Friday, March 23, 2012

Linked server issue

We are utilizing a linked server connection to a proprietary database server in SQL 2005. Connectivity is thru an ODBC driver written by the proprietary database server's vendor. This has been running successfully for several years utilizing SQL 2000, however we are experiencing problems with 2005. It appears that the proprietary database server can only answer queries single-threaded, or in other words, it must complete a query before it can begin another. Whenever the SQL 2005 server sends multiple queries to the linked server before it has a chance to respond, the connection freezes until the SQL 2005 server can be restarted. As support for the proprietary database server is limited, we are trying to identify if there is a way in SQL 2005 to queue the connections to the linked server to prevent this "traffic jam?" Adjusting connection timeouts only reduces the frequency of the "freezes" and we really need to find a solution to this.

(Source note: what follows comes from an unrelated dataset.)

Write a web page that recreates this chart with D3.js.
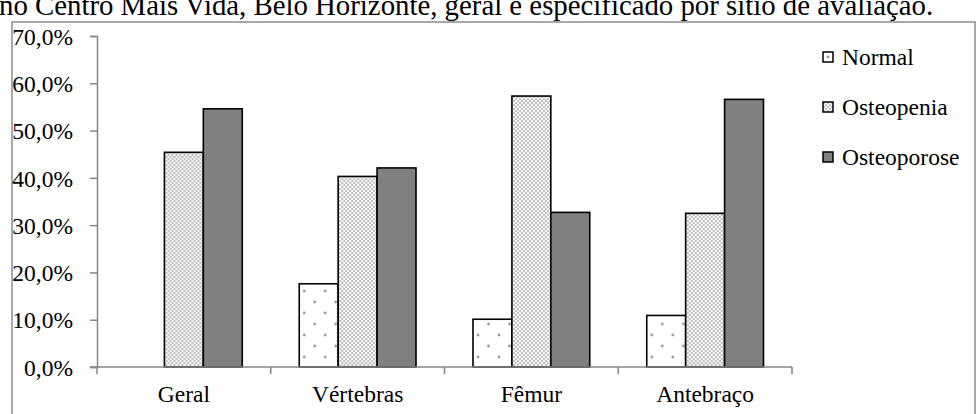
<!DOCTYPE html>
<html>
<head>
<meta charset="utf-8">
<script src="https://cdn.jsdelivr.net/npm/d3@7"></script>
<style>
    body { margin: 0; background: #fff; }
</style>
</head>
<body>
<div id="chart"></div>
<script>
// categories and series
var categories = ["Geral", "Vértebras", "Fêmur", "Antebraço"];
var seriesNames = ["Normal", "Osteopenia", "Osteoporose"];
var normal = [0, 17.6, 10.1, 10.9];
var osteopenia = [45.4, 40.3, 57.3, 32.5];
var osteoporose = [54.6, 42.1, 32.7, 56.6];
var yTicks = [0, 10, 20, 30, 40, 50, 60, 70];
var titleText = "no Centro Mais Vida, Belo Horizonte, geral e especificado por sítio de avaliação.";

var width = 978, height = 414;
var margin = {top: 36, right: 186, bottom: 47, left: 97};
var serif = "'Liberation Serif', 'Times New Roman', serif";
var fontSize = "23.5px";

var svg = d3.select("#chart")
    .append("svg")
    .attr("width", width)
    .attr("height", height);

// fill patterns
var defs = svg.append("defs");

var pNormal = defs.append("pattern")
    .attr("id", "pat-normal")
    .attr("patternUnits", "userSpaceOnUse")
    .attr("width", 21).attr("height", 22);
pNormal.append("rect").attr("width", 21).attr("height", 22).attr("fill", "#fff");
pNormal.append("circle").attr("cx", 5).attr("cy", 5).attr("r", 1.4).attr("fill", "#999");
pNormal.append("circle").attr("cx", 15.5).attr("cy", 16).attr("r", 1.4).attr("fill", "#999");

var pPenia = defs.append("pattern")
    .attr("id", "pat-penia")
    .attr("patternUnits", "userSpaceOnUse")
    .attr("width", 4).attr("height", 4);
pPenia.append("rect").attr("width", 4).attr("height", 4).attr("fill", "#f6f6f6");
pPenia.append("circle").attr("cx", 1).attr("cy", 1).attr("r", 0.9).attr("fill", "#aaa");
pPenia.append("circle").attr("cx", 3).attr("cy", 3).attr("r", 0.9).attr("fill", "#aaa");

var fills = ["url(#pat-normal)", "url(#pat-penia)", "#808080"];

// title (cut at the top in the source)
svg.append("text")
    .attr("x", -1)
    .attr("y", 15)
    .style("font-family", serif)
    .style("font-size", "28.8px")
    .text(titleText);

// outer frame
svg.append("rect")
    .attr("x", 12)
    .attr("y", 22)
    .attr("width", 963)
    .attr("height", 400)
    .attr("fill", "none")
    .attr("stroke", "#8c8c8c")
    .attr("stroke-width", 1.5);

var plotW = width - margin.left - margin.right;
var x0 = d3.scaleBand()
    .domain(categories)
    .range([margin.left, margin.left + plotW])
    .paddingInner(0.328)
    .paddingOuter(0.164);

var x1 = d3.scaleBand()
    .domain(seriesNames)
    .range([0, x0.bandwidth()]);

var y = d3.scaleLinear()
    .domain([0, 70])
    .range([367, margin.top]);

var rows = categories.map(function (c, i) {
    return {cat: c, values: [normal[i], osteopenia[i], osteoporose[i]]};
});

// bars
var groups = svg.selectAll(".grp")
    .data(rows)
    .enter().append("g")
    .attr("class", "grp")
    .attr("transform", function (d) { return "translate(" + x0(d.cat) + ",0)"; });

groups.selectAll("rect")
    .data(function (d) {
        return d.values.map(function (v, j) { return {name: seriesNames[j], value: v, idx: j}; });
    })
    .enter().append("rect")
    .filter(function (d) { return d.value > 0; })
    .attr("x", function (d) { return x1(d.name); })
    .attr("y", function (d) { return y(d.value); })
    .attr("width", x1.bandwidth())
    .attr("height", function (d) { return y(0) - y(d.value); })
    .attr("fill", function (d) { return fills[d.idx]; })
    .attr("stroke", "#000")
    .attr("stroke-width", 1.6);

// y axis
var yAxis = svg.append("g")
    .attr("transform", "translate(" + margin.left + ",0)")
    .call(d3.axisLeft(y)
        .tickValues(yTicks)
        .tickSize(7)
        .tickPadding(17)
        .tickFormat(function (d) { return d3.format(".1f")(d).replace(".", ",") + "%"; }));
yAxis.selectAll("text")
    .style("font-family", serif)
    .style("font-size", fontSize)
    .attr("dy", "0.35em");
yAxis.select(".domain").attr("stroke", "#868686").attr("stroke-width", 1.5);
yAxis.selectAll(".tick line").attr("stroke", "#868686").attr("stroke-width", 1.5);

// x axis
var xAxis = svg.append("g")
    .attr("transform", "translate(0," + y(0) + ")");
xAxis.append("line")
    .attr("x1", margin.left - 7)
    .attr("x2", margin.left + plotW)
    .attr("y1", 0).attr("y2", 0);
var bounds = d3.range(categories.length + 1).map(function (i) {
    return margin.left + i * x0.step();
});
xAxis.selectAll(".tk")
    .data(bounds)
    .enter().append("line")
    .attr("class", "tk")
    .attr("x1", function (d) { return d; })
    .attr("x2", function (d) { return d; })
    .attr("y1", 0).attr("y2", 7);
xAxis.selectAll("line").attr("stroke", "#868686").attr("stroke-width", 1.5);
xAxis.selectAll(".lbl")
    .data(categories)
    .enter().append("text")
    .attr("x", function (d) { return x0(d) + x0.bandwidth() / 2; })
    .attr("y", 35)
    .attr("text-anchor", "middle")
    .style("font-family", serif)
    .style("font-size", fontSize)
    .text(function (d) { return d; });

// legend
var legend = svg.selectAll(".legend")
    .data(seriesNames)
    .enter().append("g")
    .attr("class", "legend")
    .attr("transform", function (d, i) { return "translate(823," + (52 + i * 50) + ")"; });

legend.append("rect")
    .attr("x", 0).attr("y", 0)
    .attr("width", 10).attr("height", 10)
    .attr("fill", function (d, i) { return fills[i]; })
    .attr("stroke", "#000")
    .attr("stroke-width", 1.5);

legend.append("text")
    .attr("x", 19)
    .attr("y", 12.5)
    .style("font-family", serif)
    .style("font-size", fontSize)
    .text(function (d) { return d; });
</script>
</body>
</html>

Any ideas, short of writing a custom ODBC driver, would be appreciated.

Thanks in advance.

If you are operating on data within SQL server using data from this linked database, you could wrap that functionality in a transaction to enforce serialization and ensure that this strange single threaded server gets only one connection at a time. This would also provide you with transactional logging to ensure that you handle any other errors that come up without data corruption or loss.

Hope this helps,

John

|||This *could* work but I was hoping for a more global solution as the server is passed a lot of Adhoc queries via OLE and ODBC.|||

You could write a stored procedure if you have a common workload and implement your transactions within it to provide similar service across network stacks. Realistically, any approach to serializing an inherently distributed operation will seem nasty, and the real issue is that any operation involving that linked server is non-reentrant.

Typically, non-reentrant code is very dangerous to threaded code, in that global shared state within the non-reentrant function can nuke the results from another. You can skirt this by wrapping all operations that use that function or server in one big critical section, to avoid another connection coming in and stepping all over the shared state; however, this comes at a considerable performance cost. In the long run, this particular service (if it is used extensively and broadly enough) will become a major bottleneck to the performance of your pipeline. There really is no right answer to how to address this problem other than to either upgrade that driver to a multithreaded one, remove that service from your pipeline, or if possible -- replace real time communication with storage to a table in SQL Server with a batch job running nightly to send data across to synchronize the services. If SQL Server is the consumer of data in this relationship, rather than the producer, or if you have a need for real-time updates to and from the linked server then of course this would not address your issue.

I sympathize with your situation, and hope this helps.